__Material provided__.
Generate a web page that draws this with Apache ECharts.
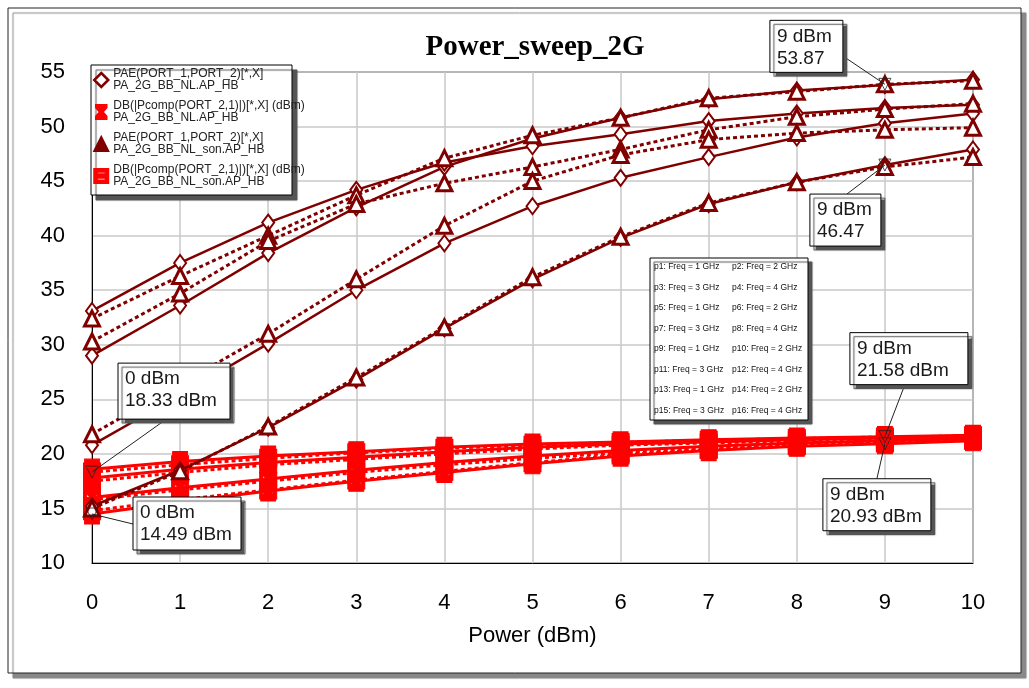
<!DOCTYPE html>
<html>
<head>
<meta charset="utf-8">
<script src="https://cdn.jsdelivr.net/npm/echarts@6/dist/echarts.min.js"></script>
<style>
  html, body { margin: 0; padding: 0; background: #fff; }
  #chart { width: 1029px; height: 688px; }
</style>
</head>
<body>
<div id="chart"></div>
<script>
// Input power sweep points (dBm)
const power = [0, 1, 2, 3, 4, 5, 6, 7, 8, 9, 10];
const freqLabels = ['1 GHz', '2 GHz', '3 GHz', '4 GHz'];

// PAE (%) - NL model, one row per frequency
const paeNL = [
  [29.0, 33.6, 38.4, 42.6, 46.3, 48.9, 50.8, 52.5, 53.3, 53.8, 54.3],
  [33.1, 37.5, 41.2, 44.2, 46.7, 48.2, 49.3, 50.5, 51.2, 51.7, 52.0],
  [20.8, 25.4, 30.1, 35.0, 39.3, 42.7, 45.3, 47.2, 49.0, 50.3, 51.2],
  [15.2, 18.5, 22.4, 26.8, 31.5, 36.0, 39.8, 42.9, 44.9, 46.47, 47.9]
];
// Output power (dBm) - NL model
const pcompNL = [
  [18.6, 19.3, 19.8, 20.2, 20.6, 20.9, 21.1, 21.3, 21.45, 21.58, 21.7],
  [17.8, 18.6, 19.2, 19.7, 20.2, 20.6, 20.9, 21.1, 21.3, 21.45, 21.6],
  [16.0, 16.9, 17.7, 18.5, 19.2, 19.8, 20.3, 20.7, 21.0, 21.2, 21.4],
  [14.49, 15.6, 16.6, 17.5, 18.3, 19.1, 19.8, 20.3, 20.7, 20.93, 21.2]
];
// PAE (%) - NL_son model
const paeSon = [
  [32.4, 36.3, 40.0, 43.7, 47.1, 49.2, 50.8, 52.6, 53.2, 53.87, 54.2],
  [30.3, 34.7, 39.5, 42.9, 44.8, 46.3, 47.9, 49.7, 50.9, 51.6, 52.1],
  [21.8, 26.4, 31.0, 36.0, 40.9, 45.0, 47.4, 48.8, 49.4, 49.7, 49.9],
  [15.0, 18.4, 22.5, 27.0, 31.6, 36.2, 39.9, 43.0, 44.9, 46.3, 47.2]
];
// Output power (dBm) - NL_son model
const pcompSon = [
  [18.33, 19.0, 19.6, 20.1, 20.5, 20.8, 21.05, 21.25, 21.4, 21.55, 21.65],
  [17.5, 18.3, 19.0, 19.5, 20.0, 20.45, 20.8, 21.0, 21.2, 21.35, 21.5],
  [15.8, 16.7, 17.5, 18.3, 19.0, 19.6, 20.1, 20.5, 20.85, 21.1, 21.3],
  [14.8, 15.8, 16.7, 17.6, 18.4, 19.2, 19.9, 20.4, 20.75, 21.0, 21.25]
];

// Trace names
const namePaeNL = 'PAE(PORT_1,PORT_2)[*,X]\nPA_2G_BB_NL.AP_HB';
const namePcompNL = 'DB(|Pcomp(PORT_2,1)|)[*,X] (dBm)\nPA_2G_BB_NL.AP_HB';
const namePaeSon = 'PAE(PORT_1,PORT_2)[*,X]\nPA_2G_BB_NL_son.AP_HB';
const namePcompSon = 'DB(|Pcomp(PORT_2,1)|)[*,X] (dBm)\nPA_2G_BB_NL_son.AP_HB';

// Markers placed on traces
const markerPower = [0, 0, 9, 9, 9, 9];
const markerValue = [18.33, 14.49, 53.87, 46.47, 21.58, 20.93];
const markerUnit = [' dBm', ' dBm', '', '', ' dBm', ' dBm'];

// Axis ticks
const xTicks = { min: 0, max: 10, step: 1 };
const yTicks = { min: 10, max: 55, step: 5 };

const DARK = '#800000';
const RED = '#ff0000';

const hourglass = 'path://M0,0H12V3L7.5,8L12,13V16H0V13L4.5,8L0,3Z';
const ibeam = 'path://M0,0H16V16H0Z M3,3V6H7V10H3V13H13V10H9V6H13V3Z';

function pairs(arr) { return arr.map((v, i) => [power[i], v]); }

const series = [];
pcompNL.forEach(row => series.push({
  name: namePcompNL, type: 'line', data: pairs(row), z: 2,
  symbol: hourglass, symbolSize: [15, 20],
  lineStyle: { color: RED, width: 3, type: 'solid' },
  itemStyle: { color: RED, borderColor: RED, borderWidth: 1 }
}));
pcompSon.forEach(row => series.push({
  name: namePcompSon, type: 'line', data: pairs(row), z: 2,
  symbol: ibeam, symbolSize: [17, 18],
  lineStyle: { color: RED, width: 3, type: [4, 3] },
  itemStyle: { color: RED, borderColor: RED, borderWidth: 1 }
}));
paeNL.forEach(row => series.push({
  name: namePaeNL, type: 'line', data: pairs(row), z: 2.5,
  symbol: 'diamond', symbolSize: [12, 16],
  lineStyle: { color: DARK, width: 2.5, type: 'solid' },
  itemStyle: { color: '#fff', borderColor: DARK, borderWidth: 2 }
}));
paeSon.forEach(row => series.push({
  name: namePaeSon, type: 'line', data: pairs(row), z: 2.5,
  symbol: 'triangle', symbolSize: [15, 15],
  lineStyle: { color: DARK, width: 3, type: [4, 3] },
  itemStyle: { color: '#fff', borderColor: DARK, borderWidth: 3 }
}));
// inverted-triangle marker glyphs
series.push({
  name: 'markers', type: 'scatter', z: 3,
  data: markerPower.map((p, i) => [p, markerValue[i]]),
  symbol: 'triangle', symbolRotate: 180, symbolSize: 12,
  itemStyle: { color: 'rgba(0,0,0,0)', borderColor: '#222', borderWidth: 1 },
  silent: true
});

const chart = echarts.init(document.getElementById('chart'), null, { renderer: 'canvas' });

const FONT = 'Liberation Sans, Arial, sans-serif';

chart.setOption({
  backgroundColor: '#fff',
  animation: false,
  title: {
    text: 'Power_sweep_2G',
    left: 530, top: 28, textAlign: 'center',
    textStyle: { fontFamily: 'Liberation Serif, Times New Roman, serif', fontWeight: 'bold', fontSize: 29, color: '#000' }
  },
  grid: { left: 92, right: 56, top: 72, bottom: 125, show: true, borderColor: '#000', borderWidth: 1, backgroundColor: 'transparent' },
  xAxis: {
    type: 'value', min: xTicks.min, max: xTicks.max, interval: xTicks.step,
    name: 'Power (dBm)', nameLocation: 'middle', nameGap: 62,
    nameTextStyle: { fontFamily: FONT, fontSize: 22, color: '#000' },
    axisLine: { lineStyle: { color: '#000', width: 1 } },
    axisTick: { show: false },
    axisLabel: { fontFamily: FONT, fontSize: 22, color: '#000', margin: 29 },
    splitLine: { show: true, lineStyle: { color: '#c8c8c8', width: 1.5 } }
  },
  yAxis: {
    type: 'value', min: yTicks.min, max: yTicks.max, interval: yTicks.step,
    axisLine: { show: true, lineStyle: { color: '#000', width: 1 } },
    axisTick: { show: false },
    axisLabel: { fontFamily: FONT, fontSize: 22, color: '#000', margin: 27 },
    splitLine: { show: true, lineStyle: { color: '#c8c8c8', width: 1.5 } }
  },
  legend: {
    orient: 'vertical', left: 92, top: 63, z: 10,
    padding: [5, 4, 5, 1],
    itemGap: 8, itemWidth: 14, itemHeight: 14,
    textStyle: { fontFamily: FONT, fontSize: 12, lineHeight: 12, color: '#222' },
    selectedMode: false,
    data: [
      { name: namePaeNL, icon: 'diamond', itemStyle: { color: '#fff', borderColor: DARK, borderWidth: 2.5 } },
      { name: namePcompNL, icon: hourglass, itemStyle: { color: RED, borderColor: RED } },
      { name: namePaeSon, icon: 'triangle', itemStyle: { color: DARK, borderColor: DARK } },
      { name: namePcompSon, icon: ibeam, itemStyle: { color: RED, borderColor: RED } }
    ]
  },
  series: series
});

// Outer frame, legend panel, trace-key box, and marker readouts
const graphics = [];
graphics.push({
  type: 'rect', z: -100, silent: true,
  shape: { x: 8, y: 8, width: 1013, height: 665 },
  style: { fill: '#fff', stroke: '#222', lineWidth: 1, shadowColor: '#888', shadowBlur: 1, shadowOffsetX: 5, shadowOffsetY: 5 }
});
// panel behind the legend entries
graphics.push({
  type: 'rect', z: 8, silent: true,
  shape: { x: 91, y: 65, width: 201, height: 130 },
  style: { fill: '#fff', stroke: '#000', lineWidth: 1, shadowColor: '#555', shadowBlur: 1, shadowOffsetX: 5, shadowOffsetY: 5 }
});

// trace key listing p1..p16
const keyLines = [];
for (let i = 0; i < 16; i += 2) {
  const a = 'p' + (i + 1) + ': Freq = ' + freqLabels[i % 4];
  const b = 'p' + (i + 2) + ': Freq = ' + freqLabels[(i + 1) % 4];
  keyLines.push([a, b]);
}
const keyChildren = [{
  type: 'rect', z: 50, shape: { x: 0, y: 0, width: 158, height: 162 },
  style: { fill: '#fff', stroke: '#000', lineWidth: 1, shadowColor: '#555', shadowBlur: 1, shadowOffsetX: 4, shadowOffsetY: 4 }
}];
keyLines.forEach((pair, r) => {
  keyChildren.push({ type: 'text', z: 51, x: 4, y: 9 + r * 20.5, style: { text: pair[0], font: '8.5px ' + FONT, fill: '#111', verticalAlign: 'middle' } });
  keyChildren.push({ type: 'text', z: 51, x: 82, y: 9 + r * 20.5, style: { text: pair[1], font: '8.5px ' + FONT, fill: '#111', verticalAlign: 'middle' } });
});
graphics.push({ type: 'group', x: 650, y: 258, silent: true, children: keyChildren });

// readout box layout relative to each marker: [boxDx, boxDy, width, height, leadDx, leadDy]
const boxLayout = [
  [26, -109, 112, 56, 73, -52],
  [41, -17, 108, 53, 41, 10],
  [-115, -64, 73, 52, -43, -29],
  [-75, 29, 71, 52, -38, 29],
  [-35, -104, 118, 52, 20, -52],
  [-62, 35, 108, 52, -8, 35]
];
markerPower.forEach((p, i) => {
  const pt = chart.convertToPixel({ gridIndex: 0 }, [p, markerValue[i]]);
  const L = boxLayout[i];
  graphics.push({
    type: 'line', z: 60, silent: true,
    shape: { x1: pt[0] + L[4], y1: pt[1] + L[5], x2: pt[0], y2: pt[1] },
    style: { stroke: '#222', lineWidth: 1 }
  });
  graphics.push({
    type: 'group', x: pt[0] + L[0], y: pt[1] + L[1], silent: true,
    children: [
      { type: 'rect', z: 61, shape: { x: 0, y: 0, width: L[2], height: L[3] },
        style: { fill: '#fff', stroke: '#000', lineWidth: 1, shadowColor: '#555', shadowBlur: 1, shadowOffsetX: 4, shadowOffsetY: 4 } },
      { type: 'text', z: 62, x: 7, y: 5,
        style: { text: p + ' dBm\n' + markerValue[i].toFixed(2) + markerUnit[i], font: '19px ' + FONT, lineHeight: 22, fill: '#1a1a1a' } }
    ]
  });
});
chart.setOption({ graphic: graphics });
</script>
</body>
</html>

__What to work on__. Return only the lines from the start of the data through the line that contains "const freqLabels = ['1", please, copying them exactly and omitting all pictures.

__Full solution__.
Generate a web page that draws this with Apache ECharts.
<!DOCTYPE html>
<html>
<head>
<meta charset="utf-8">
<script src="https://cdn.jsdelivr.net/npm/echarts@6/dist/echarts.min.js"></script>
<style>
  html, body { margin: 0; padding: 0; background: #fff; }
  #chart { width: 1029px; height: 688px; }
</style>
</head>
<body>
<div id="chart"></div>
<script>
// Input power sweep points (dBm)
const power = [0, 1, 2, 3, 4, 5, 6, 7, 8, 9, 10];
const freqLabels = ['1 GHz', '2 GHz', '3 GHz', '4 GHz'];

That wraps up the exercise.